Hal ini disebabkan, di antara pengurus masjid hanya memahami masjid sebagai pusat ibadah dan dakwah. Belum memahami betapa luasnya fungsi masjid sebagaimana dicontohkan Rasulullah SAW. Di zaman Rasulullah masjid benar-benar fungsional; tempat ibadah, dakwah, pendidikan, pelayanan kesehatan, santunan sosial ekonomi, menerima tamu, tempat latihan olahraga dan militer, bahkan juga tempat singgah para musafir dan tempat tinggal warga masyarakat yang tidak memiliki rumah. Rasulullah tidak mementingkan kemewahan dan kelengkapan sarana dan prasarananya, tetapi lebih kepada peran masjid membina dan mengayomi masyarakat. Rasulullah mengenal semua jamaahnya secara pribadi. Kalau ada yang tidak hadir di masjid akan ditanyakan dan didatangi, kalau sakit diobati, kalau problema ekonomi dibantu dan seterusnya.

Di antara ulama kita masih ada yang berpandangan sempit, bahwa kas masjid hanya untuk masjid, bukan untuk masyarakat. Memberdayakan masyarakat bukan tanggung jawab masjid, melainkan tugasnya pemerintah. Masjid cukup membantu mereka sekali setahun, yaitu saat pembagian zakat fitrah dan maal dan daging qurban.

Baca Juga :  Hijrahnya Pustakawan

Pendapat begini mungkin ada benarnya, tetapi terlalu sempit. Kas masjid sesungguhnya gabungan antara wakaf, infaq dan sumbangan lainnya. Kas masjid agak identik dengan baitul maal. Yang tidak boleh diutak-atik adalah wakaf, misalnya untuk membangun masjid atau membeli tanah untuk masjid. Sementara infaq dan sumbangan lainnya boleh digunakan untuk keperluan lain yang sejalan dengan fungsi masjid sebagai pusat pembinaan umat. Asal penggunaan dan administrasinya transparan dan bertanggung jawab tentu masyarakat akan mendukung. Para donator akan senang karena sumbangan mereka langsung berfungsi, tidak sekadar ditumpuk sebagai kas atau disimpan di bank saja.

Mengundang Jemaah

Sudah lama masjid-masjid kita kekurangan jemaah. Banyak warga masyarakat sekitar masjid tidak tahu menahu dengan masjid, tidak mau shalat berjemaah dan mengikuti pengajian di masjid. Kegiatan dengan sajian makanan pun mereka enggan datang ke masjid. Hal ini besar kemungkinan, selain faktor religiusitas, juga merasa masjid tidak pernah membantu mengatasi problema hidup mereka sehari-hari.
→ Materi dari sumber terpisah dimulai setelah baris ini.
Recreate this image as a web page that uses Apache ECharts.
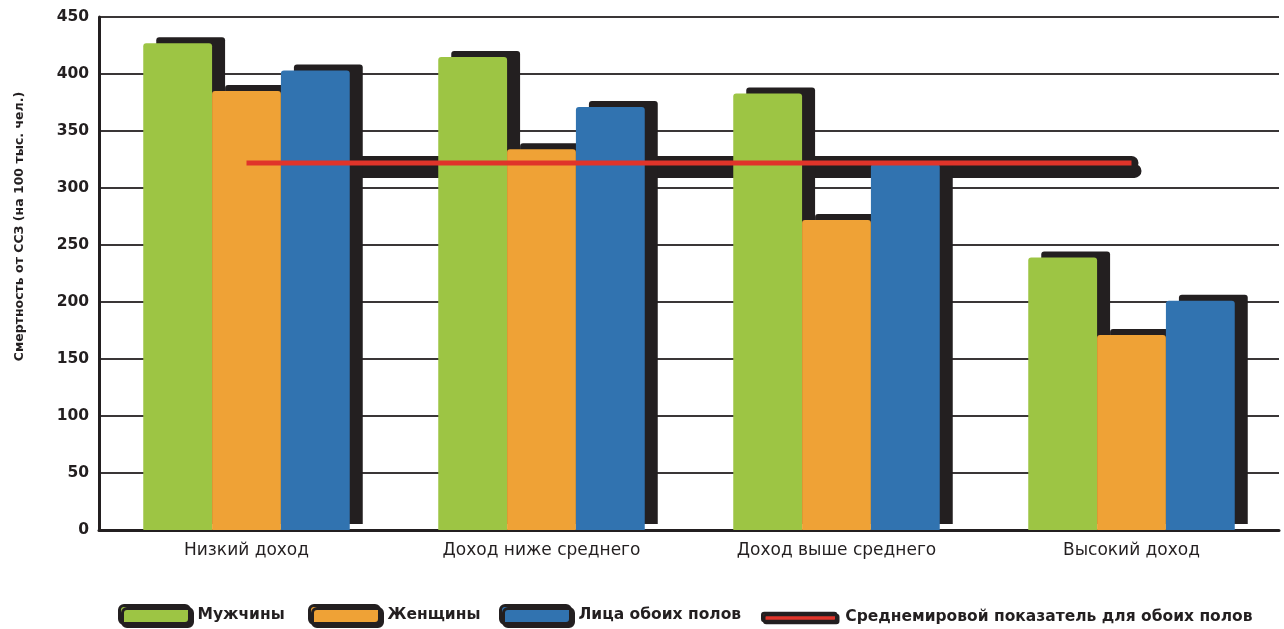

Selama ini banyak masyarakat kecil yang terjerat rentenir, pinjaman uang dengan bunga berbunga mencekik, sehingga pinjaman sedikit saja akhirnya membengkak, judi onlie, dan sebagainya. Ada yang terpaksa menggadai dan menjual rumah dan lari karena tak sanggup menahan beban utang. Sekiranya kas masjid yang besar itu dapat digunakan untuk menolong mereka, meminjami tanpa bunga atau bunga kecil sebagai biaya petugas administrasi, alangkah mulianya. Mereka yang merasa ditolong oleh masjid, akan mau mendekati masjid, sekali seminggu ke masjid untuk membayar angsuran utangnya, dan akhirnya menjadi jamaah masjid yang setia. Mereka akan aktif memakmurkan masjid sebagaimana dikehendaki agama.

Kementerian Agama sudah menggariskan perlunya wakaf produktif dari sebagian kas masjid. Bagi masjid yang sudah mapan dan kaya, pembangunan fisiknya sudah selesai, sebagian dari kas katakanlah 25 persen dapat digunakan untuk usaha-usaha produktif dan digulirkan sebagai pinjaman lunak kepada masyarakat yang membutuhkan.

Usaha ke arah ini sangat memerlukan dukungan dan kesepahaman dari para ulama dan pengurus masjid sendiri. Diharapkan ke depan masjid benar-benar berfungsi sebagai agen pemberdayakan masyarakat menuju masyarakat yang religius dan sejahtera. Kemajuan dan kekuatan Islam masa Rasulullah dan sahabat dulu justru ditopang oleh masjid. Wallahu A’lam.